This is the week of second evaluation.
I have been working on a new issue, which is about modifying the behavior of
Array module to follow the example of NumPy. As I discussed with my mentor at the very beginning of the project, the
Array module is newly created and has fewer users at present, so it is still possible to standardize the behaviour of this module. Following a mature library such as NumPy will be a good idea because it would not only increase the consistency between Python’s libraries but also increase the efficiency of code in many cases.
The first step is modifying
__getitem__ this function. What we had before is to access the value with a absolute index in the flatten array, while the standard in NumPy is that a index that is not complete will be added slice of `:` to extract all available values.

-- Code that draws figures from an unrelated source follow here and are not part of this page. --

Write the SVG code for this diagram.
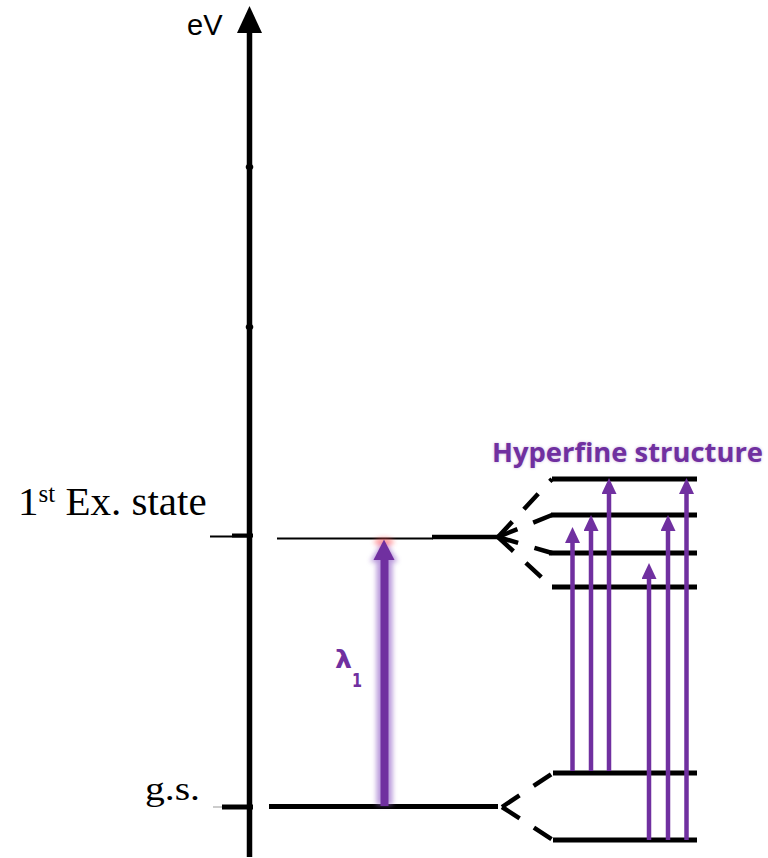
<svg xmlns="http://www.w3.org/2000/svg" width="768" height="858" viewBox="0 0 768 858">
<style>
.lvl{stroke:#000;stroke-width:5;fill:none}
.dash{stroke:#000;stroke-width:4.5;fill:none;stroke-dasharray:21 17}
.hf{stroke:#7030A0;stroke-width:4.5;fill:none}
.serif{font-family:"Liberation Serif","Times New Roman",serif;fill:#000}
.sans{font-family:"Liberation Sans",Arial,sans-serif;fill:#000}
.purple{font-family:"Open Sans","Liberation Sans",Arial,sans-serif;font-weight:bold;fill:#7030A0}
.lam{font-family:"DejaVu Sans","Liberation Sans",Arial,sans-serif;font-weight:bold;fill:#7030A0}
</style>
<defs>
<marker id="ph" markerUnits="userSpaceOnUse" markerWidth="16" markerHeight="15" refX="4" refY="7.5" orient="auto" viewBox="0 0 16 15">
<path d="M0,0 L16,7.5 L0,15 z" fill="#7030A0"/>
</marker>
<filter id="blur" x="-2" y="-0.2" width="5" height="1.4">
<feGaussianBlur stdDeviation="2.5"/>
</filter>
<filter id="tblur" x="-0.1" y="-0.3" width="1.2" height="1.6">
<feGaussianBlur stdDeviation="1.5"/>
</filter>
</defs>

<g id="axis">
<line x1="249.5" y1="857" x2="249.5" y2="30" stroke="#000" stroke-width="5.5"/>
<polygon points="249.5,6 262,33 237,33" fill="#000"/>
<ellipse cx="249.5" cy="167" rx="3.8" ry="3" fill="#000"/>
<ellipse cx="249.5" cy="327" rx="3.8" ry="3" fill="#000"/>
<text class="sans" x="187" y="35" font-size="29">eV</text>
</g>

<g id="tick-excited">
<line x1="210" y1="536.5" x2="250" y2="536.5" stroke="#000" stroke-width="2"/>
<line x1="232" y1="535.5" x2="253" y2="535.5" stroke="#000" stroke-width="4"/>
</g>
<g id="tick-gs">
<line x1="213" y1="807" x2="222" y2="807" stroke="#bbb" stroke-width="1.5"/>
<line x1="222" y1="807" x2="253" y2="807" stroke="#000" stroke-width="5"/>
</g>

<g id="label-excited">
<text class="serif" x="18" y="515" font-size="41">1<tspan font-size="25" dy="-13">st</tspan><tspan dy="13"> Ex. state</tspan></text>
</g>
<g id="label-gs">
<text class="serif" x="145" y="800" font-size="34" textLength="55" lengthAdjust="spacingAndGlyphs">g.s.</text>
</g>

<g id="level-excited">
<line x1="277" y1="538.5" x2="433" y2="538.5" stroke="#000" stroke-width="2"/>
<line x1="432" y1="537" x2="498" y2="537" stroke="#000" stroke-width="4.5"/>
</g>
<g id="level-gs">
<line class="lvl" x1="269" y1="806.5" x2="498" y2="806.5" stroke-width="4.5"/>
</g>

<g id="hyperfine-levels">
<line class="lvl" x1="552" y1="479" x2="697" y2="479"/>
<line class="lvl" x1="551" y1="515" x2="697" y2="515"/>
<line class="lvl" x1="549" y1="553" x2="697" y2="553"/>
<line class="lvl" x1="552" y1="587" x2="697" y2="587"/>
<line class="lvl" x1="553" y1="773" x2="697" y2="773"/>
<line class="lvl" x1="553" y1="840" x2="697" y2="840"/>
</g>

<g id="label-hyperfine">
<text class="purple" x="492" y="462" font-size="27" textLength="271" lengthAdjust="spacingAndGlyphs" opacity="0.35" filter="url(#tblur)">Hyperfine structure</text>
<text class="purple" x="492" y="462" font-size="27" textLength="271" lengthAdjust="spacingAndGlyphs">Hyperfine structure</text>
</g>

<g id="label-lambda">
<text class="lam" x="335" y="668" font-size="24" textLength="17" lengthAdjust="spacingAndGlyphs">λ</text>
<text class="lam" x="352" y="687" font-size="20" textLength="10" lengthAdjust="spacingAndGlyphs">1</text>
</g>

<g id="connectors">
<g id="fan-excited">
<line class="dash" x1="498" y1="537" x2="552" y2="479"/>
<line class="dash" x1="498" y1="537" x2="552" y2="515"/>
<line class="dash" x1="498" y1="537" x2="552" y2="553"/>
<line class="dash" x1="498" y1="537" x2="552" y2="587"/>
</g>
<g id="fan-gs">
<line class="dash" x1="502" y1="807" x2="553" y2="773"/>
<line class="dash" x1="502" y1="807" x2="553" y2="840"/>
</g>
<g id="arrow-lambda1">
<g filter="url(#blur)" opacity="0.7">
<line x1="384.5" y1="805" x2="384.5" y2="556" stroke="#9c6fcc" stroke-width="16"/>
<polygon points="384,539 398,562 370,562" fill="#9c6fcc"/>
<ellipse cx="384" cy="542" rx="10" ry="4" fill="#ff5050" opacity="0.8"/>
</g>
<line x1="384.5" y1="806" x2="384.5" y2="556" stroke="#7030A0" stroke-width="8"/>
<polygon points="384,539.5 394.5,560 373.5,560" fill="#7030A0"/>
</g>
<g id="hf-arrows">
<line class="hf" x1="572.5" y1="771" x2="572.5" y2="539" marker-end="url(#ph)"/>
<line class="hf" x1="591" y1="771" x2="591" y2="527" marker-end="url(#ph)"/>
<line class="hf" x1="609" y1="771" x2="609" y2="490" marker-end="url(#ph)"/>
<line class="hf" x1="649" y1="840" x2="649" y2="575" marker-end="url(#ph)"/>
<line class="hf" x1="668" y1="840" x2="668" y2="527" marker-end="url(#ph)"/>
<line class="hf" x1="686.5" y1="840" x2="686.5" y2="490" marker-end="url(#ph)"/>
</g>
</g>
</svg>
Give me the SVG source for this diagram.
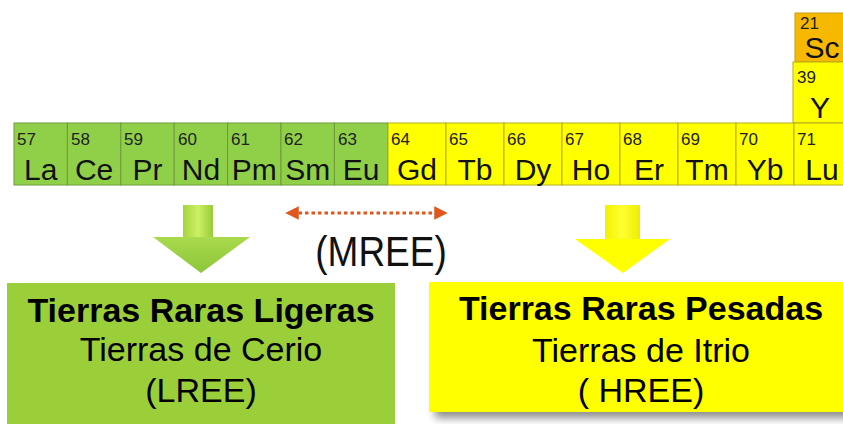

In order to do so, an new PR is opened and merged: #17226
This week is also dedicated to the implementation of new format for sparse array. #17160 I have figured out the way to dynamically handle the dimension problem for different formats.
The most difficult part is for Compressed Sparse Row (CSR) format. This format is used by Matlab and Julia as a default format. (In fact the exact foramt is Compressed Sparse Column, which is transposed storage for CSR format.) CSR format used 3 list for storage: a flattened list for all non-zero value, a list of column index for each non-zero value and a list of pointer for first non-zero value in each row. In a two-dimension matrix, the notion of row is straight forward. But how to define a row in a multidimensional array?
In order solve this problem, I have defined the last dimension of each array as a row and flattened the first n-1 dimensions, with n as the rank of the array. I this way, a sparse array can be stored in 3 lists as the way CSR proposes.
This format is said to have a very good performance in item accessing and slicing, as well as vector product. Unfortunately, I haven’t figured out how to implement the __mul__ function to make good use of this format.
By the end of this week, 3 formats are basically implemented: List Of List(LIL), Coordiante list(COO) and Compressed Sparse Row(CSR).
Hello everyone, this week I have started some preparation work for new formats of sparse array. The default format for sparse array in SymPy is Dictionary of keys(DOK) which means that the non-zero values are stored in a dictionary with the index as key and non-zero value as value. But this format has some disadvantages, i.e. very slow iterations due to random order of keys. So in order to improve the performance for some Array operations, I started thinking about infroducing new formats to sparse array module.
The format are widely used in matrix but not in array. Staying in tow dimension matrix makes some special format straight forward: Coordinate list (COO) for example, has one list for non-zero values and two more for columns and rows. But how to deal with the case of Array where the dimension(or rank) is variant is one obstacle.
So this week I have been mostly searching for solutions in order to dynamically handle the dimension for each format.
A new PR is opened to firstly implement the algorithm of each format. Link And a basic implementation is done to show the structure of LIL format.
As a finalization of last phase, most of sparse array casting into dense array issues have been resolved.